Fifty Percent Off shops to close later this month

Sister supply company will be shuttered as well

January 14, 2016
LeAnn Bjerken

LDE Inc., the Spokane-based company that operates the Fifty Percent Off Card Shop retail chain, plans to close permanently its two remaining stores this month. 

Its sister company and product supplier, Moland Greeting Card Co., also will cease operations, says Linda Powell, co-owner of the two companies.  

Ellsworth Moland began Moland Greeting Card Co. in 1950 and LDE Inc. in 1991. After he died in 2010, his daughters, Powell and Debra Molony, became co-owners of the companies, which employ 32 people between them. The company’s warehouse and headquarters is located at 2733 E. Providence, in East Spokane.

“My father started it way back in 1950, and it was a good business for a long time,” says Powell. 

She says it took her five years to decide to close the company, a decision she says was based on a steady decrease in sales and customers’ changing needs. 

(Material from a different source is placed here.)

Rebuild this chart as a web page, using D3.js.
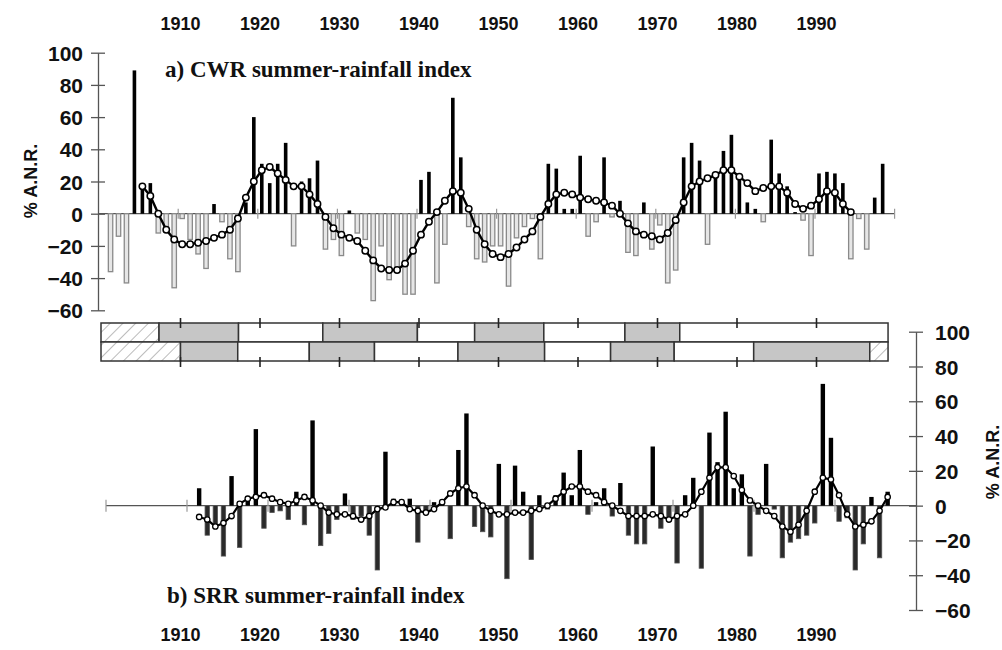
<!DOCTYPE html>
<html><head><meta charset="utf-8">
<script src="https://cdn.jsdelivr.net/npm/d3@7"></script>
<style>body{margin:0;background:#fff}svg{display:block}</style>
</head><body>
<svg id="c" width="1002" height="650"></svg>
<script>
// ---------- DATA ----------
const yearLabels = [1910,1920,1930,1940,1950,1960,1970,1980,1990];
const yTickValues = [100,80,60,40,20,0,-20,-40,-60];

// a) CWR summer-rainfall index, 1901-1998
const cwrYears = d3.range(1901, 1999);
const cwrValues = [-36,-14,-43,89,19,19,-12,-8,-46,-3,
  -16,-25,-34,6,-5,-28,-36,7,60,31,
  19,31,44,-20,20,22,33,-22,-16,-26,
  2,-12,-16,-54,-20,-41,-35,-50,-50,21,
  26,-43,-19,72,35,-8,-28,-30,-20,-20,
  -45,-15,-8,-3,-28,31,28,3,3,36,
  -14,-5,35,-2,8,-24,-26,7,-22,-7,
  -43,-35,35,44,33,-19,25,39,49,21,
  7,3,-5,46,25,17,1,-4,-26,25,
  26,25,19,-28,-3,-22,10,31];
// smoothed CWR, 1905-1994
const cwrSmoothYears = d3.range(1905, 1995);
const cwrSmooth = [17,11,0,-10,-16,-19,-19,-18,-17,-15,
  -13,-10,-3,10,20,27,29,25,21,17,
  17,12,6,-2,-9,-13,-15,-17,-23,-29,
  -34,-35,-35,-31,-23,-13,-5,1,8,14,
  13,3,-10,-19,-25,-27,-25,-21,-16,-11,
  -2,6,12,13,12,10,9,8,7,5,
  0,-6,-11,-13,-14,-16,-12,-4,7,17,
  20,22,24,27,27,23,19,14,16,17,
  17,13,6,3,5,9,14,13,6,1];

// b) SRR summer-rainfall index, 1911-1996
const srrYears = d3.range(1911, 1997);
const srrValues = [10,-17,-12,-29,17,-24,3,44,-13,-4,
  -3,-8,8,-11,49,-23,-16,-8,7,-8,
  -6,-17,-37,31,4,2,4,-21,-3,2,
  1,-19,32,53,-12,-15,-18,24,-42,23,
  8,-31,6,-2,6,19,6,32,-5,2,
  10,-6,13,-17,-22,-22,34,-13,-9,-33,
  6,16,-36,42,25,54,10,18,-29,-5,
  24,-2,-30,-21,-19,-17,-10,70,39,-9,
  -7,-37,-22,5,-30,8];
const srrSmooth = [-6.5,-8,-12,-10,-6,1,4,5,6,4,
  2,1,3,5,3,0,-4,-5,-5,-6,
  -8,-6,-2,-1,2,2,-2,-3,-4,-2,
  2,7,10,11,6,0,-3,-5,-5,-4,
  -4,-3,-2,0,4,8,11,11,8,6,
  2,0,-3,-6,-6,-6,-5,-6,-8,-6,
  -5,0,8,16,22,22,17,9,3,0,
  -3,-6,-12,-15,-11,-3,8,16,15,6,
  -5,-12,-11,-9,-3,5];

// wet/dry spell band (boundaries in years)
const bandTopBreaks = [1900,1907.3,1917.3,1927.9,1939.8,1947,1955.7,1965.9,1972.8,1999];
const bandTopKinds  = ["hatch","grey","white","grey","white","grey","white","grey","white"];
const bandBotBreaks = [1900,1910,1917.2,1926.2,1934.4,1944.9,1955.8,1964.1,1972.1,1982.1,1996.7,1999];
const bandBotKinds  = ["hatch","grey","white","grey","white","grey","white","grey","white","grey","hatch"];

// ---------- DRAW ----------
const svg = d3.select("#c");
svg.append("rect").attr("width",1002).attr("height",650).attr("fill","#fff");
const SANS = "'Liberation Sans', Arial, Helvetica, sans-serif";
const SERIF = "'Liberation Serif', 'Times New Roman', serif";
const AX = "#555";

const defs = svg.append("defs");
const pat = defs.append("pattern").attr("id","hatch").attr("patternUnits","userSpaceOnUse")
  .attr("width",9).attr("height",9).attr("patternTransform","rotate(45)");
pat.append("rect").attr("width",9).attr("height",9).attr("fill","#fff");
pat.append("line").attr("x1",0).attr("y1",0).attr("x2",0).attr("y2",9).attr("stroke","#aaa").attr("stroke-width",1.6);

// scales
const xTop = d3.scaleLinear().domain([1900,2000]).range([98.6, 894.6]);
const yTop = d3.scaleLinear().domain([-60,100]).range([310.3, 52.7]);
const xBot = d3.scaleLinear().domain([1900,2000]).range([106, 916]);
const yBot = d3.scaleLinear().domain([-60,100]).range([610, 331.7]);
const xBand = d3.scaleLinear().domain([1900,2000]).range([101, 896]);
const decades = d3.range(1900, 2001, 10);

// ---- Top panel ----
const gT = svg.append("g");
const axL = d3.axisLeft(yTop).tickValues(yTickValues).tickSize(0).tickPadding(0).tickFormat(d3.format("d"));
const gAxL = gT.append("g").attr("transform","translate(98,0)").call(axL);
gAxL.select(".domain").attr("stroke",AX).attr("stroke-width",1.3);
gAxL.selectAll(".tick text").attr("x",-15).attr("font-family",SANS).attr("font-weight","bold")
  .attr("font-size",21).attr("fill","#111").attr("dy","0.36em");
gAxL.selectAll(".tick").append("line").attr("x1",-7).attr("x2",7).attr("stroke",AX).attr("stroke-width",1.3);

gT.append("line").attr("x1",xTop(1900)).attr("x2",xTop(2000)).attr("y1",yTop(0)).attr("y2",yTop(0))
  .attr("stroke",AX).attr("stroke-width",1.2);
gT.selectAll(".zt").data(decades.slice(1)).join("line")
  .attr("x1",d=>xTop(d)).attr("x2",d=>xTop(d)).attr("y1",yTop(0)-5).attr("y2",yTop(0)+5)
  .attr("stroke","#999").attr("stroke-width",1.2);

const cwr = cwrYears.map((y,i)=>({y, v:cwrValues[i]}));
gT.selectAll(".bn").data(cwr.filter(d=>d.v<0)).join("rect")
  .attr("x",d=>xTop(d.y+0.5)-2.2).attr("width",4.4)
  .attr("y",yTop(0)).attr("height",d=>yTop(d.v)-yTop(0))
  .attr("fill","#e6e6e6").attr("stroke","#8a8a8a").attr("stroke-width",1.3);
gT.selectAll(".bp").data(cwr.filter(d=>d.v>=0)).join("rect")
  .attr("x",d=>xTop(d.y+0.5)-1.8).attr("width",3.6)
  .attr("y",d=>yTop(d.v)).attr("height",d=>yTop(0)-yTop(d.v))
  .attr("fill","#000");

const cs = cwrSmoothYears.map((y,i)=>({y, v:cwrSmooth[i]}));
gT.append("path").datum(cs)
  .attr("d", d3.line().x(d=>xTop(d.y+0.5)).y(d=>yTop(d.v)))
  .attr("fill","none").attr("stroke","#000").attr("stroke-width",2.4);
gT.selectAll(".cc").data(cs).join("circle")
  .attr("cx",d=>xTop(d.y+0.5)).attr("cy",d=>yTop(d.v)).attr("r",3.2)
  .attr("fill","#fff").attr("stroke","#000").attr("stroke-width",1.5);

gT.append("text").attr("x",165).attr("y",77).attr("font-family",SERIF).attr("font-weight","bold")
  .attr("font-size",23).attr("fill","#111").text("a) CWR summer-rainfall index");
gT.append("text").attr("transform","translate(37,181) rotate(-90)").attr("text-anchor","middle")
  .attr("font-family",SANS).attr("font-weight","bold").attr("font-size",18).attr("fill","#111").text("% A.N.R.");

svg.append("g").selectAll("text").data(yearLabels).join("text")
  .attr("x",d=>xBand(d)).attr("y",30).attr("text-anchor","middle")
  .attr("font-family",SANS).attr("font-weight","bold").attr("font-size",18).attr("fill","#111").text(d=>d);
svg.append("g").selectAll("text").data(yearLabels).join("text")
  .attr("x",d=>xBand(d)).attr("y",641).attr("text-anchor","middle")
  .attr("font-family",SANS).attr("font-weight","bold").attr("font-size",18).attr("fill","#111").text(d=>d);

// ---- Band ----
const gB = svg.append("g");
function segs(breaks, kinds){ return kinds.map((k,i)=>({a:breaks[i], b:breaks[i+1], k})); }
const fills = {hatch:"url(#hatch)", grey:"#c6c6c6", white:"#fff"};
const rowY = [{y0:323,y1:342,data:segs(bandTopBreaks,bandTopKinds)},{y0:342,y1:361,data:segs(bandBotBreaks,bandBotKinds)}];
rowY.forEach(r=>{
  gB.append("g").selectAll("rect").data(r.data).join("rect")
    .attr("x",d=>xBand(d.a)).attr("width",d=>xBand(d.b)-xBand(d.a))
    .attr("y",r.y0).attr("height",r.y1-r.y0)
    .attr("fill",d=>fills[d.k]).attr("stroke","#333").attr("stroke-width",1.5);
});
gB.selectAll(".tt").data(yearLabels).join("line")
  .attr("x1",d=>xBand(d)).attr("x2",d=>xBand(d)).attr("y1",318).attr("y2",328)
  .attr("stroke","#222").attr("stroke-width",1.6);
gB.selectAll(".tb").data(yearLabels).join("line")
  .attr("x1",d=>xBand(d)).attr("x2",d=>xBand(d)).attr("y1",357).attr("y2",367)
  .attr("stroke","#222").attr("stroke-width",1.6);

// ---- Bottom panel ----
const gS = svg.append("g");
const axR = d3.axisRight(yBot).tickValues(yTickValues).tickSize(0).tickPadding(0).tickFormat(d3.format("d"));
const gAxR = gS.append("g").attr("transform","translate(916,0)").call(axR);
gAxR.select(".domain").attr("stroke",AX).attr("stroke-width",1.3);
gAxR.selectAll(".tick text").attr("x",19).attr("font-family",SANS).attr("font-weight","bold")
  .attr("font-size",21).attr("fill","#111").attr("dy","0.36em");
gAxR.selectAll(".tick").append("line").attr("x1",-7).attr("x2",7).attr("stroke",AX).attr("stroke-width",1.3);

gS.append("line").attr("x1",xBot(1900)).attr("x2",xBot(2000)).attr("y1",yBot(0)).attr("y2",yBot(0))
  .attr("stroke",AX).attr("stroke-width",1.2);
gS.selectAll(".zt").data(decades.slice(0,-1)).join("line")
  .attr("x1",d=>xBot(d)).attr("x2",d=>xBot(d)).attr("y1",yBot(0)-6).attr("y2",yBot(0)+6)
  .attr("stroke","#999").attr("stroke-width",1.2);

const srr = srrYears.map((y,i)=>({y, v:srrValues[i]}));
gS.selectAll(".b").data(srr).join("rect")
  .attr("x",d=>xBot(d.y+0.5)-2.2).attr("width",4.4)
  .attr("y",d=>yBot(Math.max(0,d.v))).attr("height",d=>Math.abs(yBot(d.v)-yBot(0)))
  .attr("fill",d=>d.v>=0?"#000":"#2a2a2a").attr("stroke",d=>d.v>=0?"none":"#555").attr("stroke-width",0.8);

const ss = srrYears.map((y,i)=>({y, v:srrSmooth[i]}));
gS.append("path").datum(ss)
  .attr("d", d3.line().x(d=>xBot(d.y+0.5)).y(d=>yBot(d.v)))
  .attr("fill","none").attr("stroke","#000").attr("stroke-width",2.2);
gS.selectAll(".sc").data(ss).join("circle")
  .attr("cx",d=>xBot(d.y+0.5)).attr("cy",d=>yBot(d.v)).attr("r",2.7)
  .attr("fill","#fff").attr("stroke","#000").attr("stroke-width",1.3);

gS.append("text").attr("x",167).attr("y",603).attr("font-family",SERIF).attr("font-weight","bold")
  .attr("font-size",23).attr("fill","#111").text("b) SRR summer-rainfall index");
gS.append("text").attr("transform","translate(999,462) rotate(-90)").attr("text-anchor","middle")
  .attr("font-family",SANS).attr("font-weight","bold").attr("font-size",18).attr("fill","#111").text("% A.N.R.");
</script>
</body></html>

“There are several reasons we’re closing, but mostly, it’s that costs have risen so high,” Powell says. “People just aren’t buying what they used to. At the same time, they also don’t want to pay more for anything.”

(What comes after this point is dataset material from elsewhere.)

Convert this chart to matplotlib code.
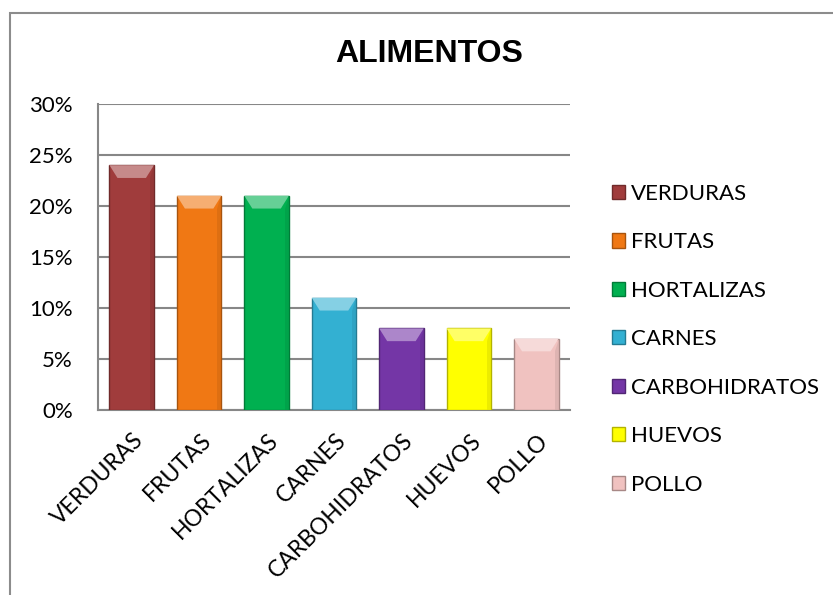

She says competition from other area stores also put strain on the struggling companies.  

“Financially, we just couldn’t do it anymore,” she says. 

In May 2009, the Journal reported the closure of the company’s Pines Road store in Spokane Valley, due to low sales volume and its location too close to another of its shops. Similarly in 2014, another of the stores locations, this one on the South Hill, also closed due to declining sales. 

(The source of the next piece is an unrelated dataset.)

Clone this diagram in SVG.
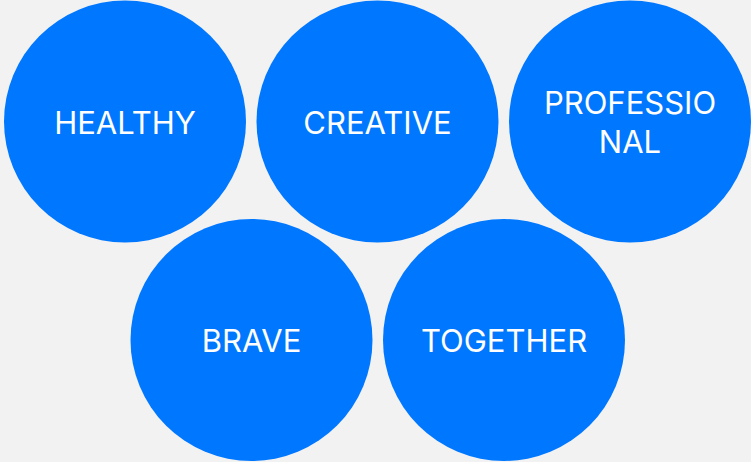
<svg xmlns="http://www.w3.org/2000/svg" width="751" height="462" viewBox="0 0 751 462">
<style>
.c{fill:#0077FF}
.t{fill:#FFFFFF;font-family:Inter,"Noto Sans",sans-serif;font-size:31px;text-anchor:middle}
</style>
<rect width="751" height="462" fill="#F2F2F2"/>
<g id="connectors"/>
<g id="healthy"><circle class="c" cx="125" cy="121.5" r="121"/><text class="t" x="125" y="134">HEALTHY</text></g>
<g id="creative"><circle class="c" cx="377.5" cy="121.5" r="121"/><text class="t" x="377.5" y="134">CREATIVE</text></g>
<g id="professional"><circle class="c" cx="630" cy="121.5" r="121"/><text class="t" x="630" y="114">PROFESSIO</text><text class="t" x="630" y="153">NAL</text></g>
<g id="brave"><circle class="c" cx="251.5" cy="340" r="121"/><text class="t" x="251.5" y="352">BRAVE</text></g>
<g id="together"><circle class="c" cx="504" cy="340" r="121"/><text class="t" x="504" y="352">TOGETHER</text></g>
</svg>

Of the three locations that remained, LDE shuttered one of them—at 7305 N. Division—on Dec.18. The company’s Coeur d’Alene outlet, at 101 E. Best, is set to close Jan. 16, and the other remaining shop, at 212 N. Sullivan Road in Spokane Valley, will close Jan. 31. 

Powell says the company’s remaining inventory will be donated throughout the Spokane and Coeur d’Alene areas, the majority going to schools, churches, and community organizations, such as Habitat for Humanity. 

She says the companies’ workers have known the closure was coming and likely made plans for other employment. She says she’s not yet sure what she will do next. 

“I don’t see myself retiring,” Powell says. “I enjoy being out and about, interacting with people, so perhaps I’ll volunteer or find another job.”

In the last few months, she says the stores have had many upset customers, distraught over the company’s closing. 

“I know we did have some happy customers who would have liked to see us stay open. Unfortunately it just wasn’t enough,” she says.